Data Study on Air Crash Investigation
The skills the author demoed here can be learned through taking Data Science with Machine Learning bootcamp with NYC Data Science Academy.
Introduction
This Air Crash Investigation blog is an introduction and summary of the shiny app I developed. This app was built as an interactive, and insightful data analysis into historical airplane accidents since 1908. To go ahead and check out the app, please click the link here! https://alster96.shinyapps.io/gsa_project2/
For an insight into the code used to develop the app, please follow this link to my Github page. https://github.com/Alster96/gsa_project2
Motivation
The motivation for this project comes in two parts. The first is from the customers point of view, namely, me. It is not uncommon to be a nervous flyer and to have worst case scenarios pop into your head as you experience some mid flight turbulence. In order to calm my nerves, I looked to statistics. The dataset used for this project contains just over five thousand observations recorded over a one hundred year period and according to multiple sources there are approximately one hundred thousand commercial flights daily. Computing this simple math instantly portrays the infrequency of these accidents.

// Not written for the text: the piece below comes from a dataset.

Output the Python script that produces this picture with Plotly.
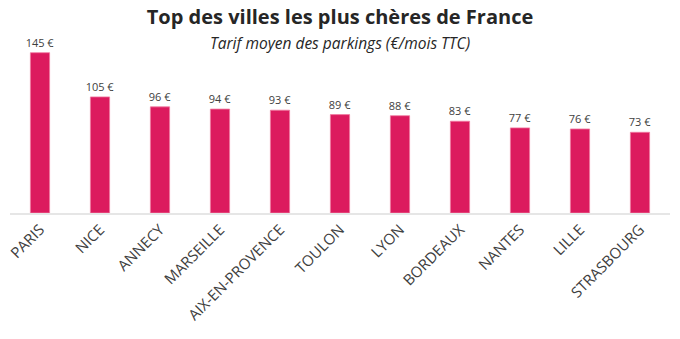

Never the less, we of course, would like to reduce this probability down to zero. So how can this data help? Analysis of this data enables an insight into the count of accidents by both type of vehicle and the airline. It is also highlights the fatality tally for these two filters in addition to being filtered by year. Therefore, we can observe which type of vehicle and or airline are most frequently involved in incidences. As an aviation safety consultant company, this information enables you to target your focus.
The data
The data used for this project consists of over 5,000 observations and focuses on seven different variables; Date, Location, Type, Operator, Fatalities, Ratio and Ground. The ratio is the proportion of fatalities to those on board the plane and the ground variable is the number of fatalities that occurred on ground as a result of the incident. During the development of this app, the original dataset was merged with a second to find all the latitude and longitude values of each location where an accident occurred. This enabled development of the interactive globe in the first tab.
The app's data
Follow the link posted at the start of this blog to check out the application. The app consists of four main tabs. The homepage, which gives a brief introduction to the project. The interactive globe which enables you to observe the pinpoint locations where these accidents occurred and can be filtered by type, operator and date. The annual analysis shows two graphs. The first of these displays the history of incidents by the total number of fatalities and can also be filtered by the same variables. The second shows the count of incidents over the years and again can be filtered.
Finally, the monthly analysis provides a small insight into when accidents most frequently occur. If we observe this graph across all years, we note that incidents are most likely to occur during the winter months. A likely reason for this could be the high increase in global tourism during the holiday period over new years.
Future work
Data analysis is never truly finished and there are multiple further investigations to be done with this data. One useful analysis, would be to utilise the 'summary' variable in the dataset. Although this was not used in my analysis, it holds a lot of key information detailing what caused each individual accident. Regular expression analysis or the use of word clouds could be used here to find out what is the most common cause of airplane accidents. Fire? Terrorism? In air collision? etc.
Thank you very much for taking the time to read through my blog, I hope you enjoy my app!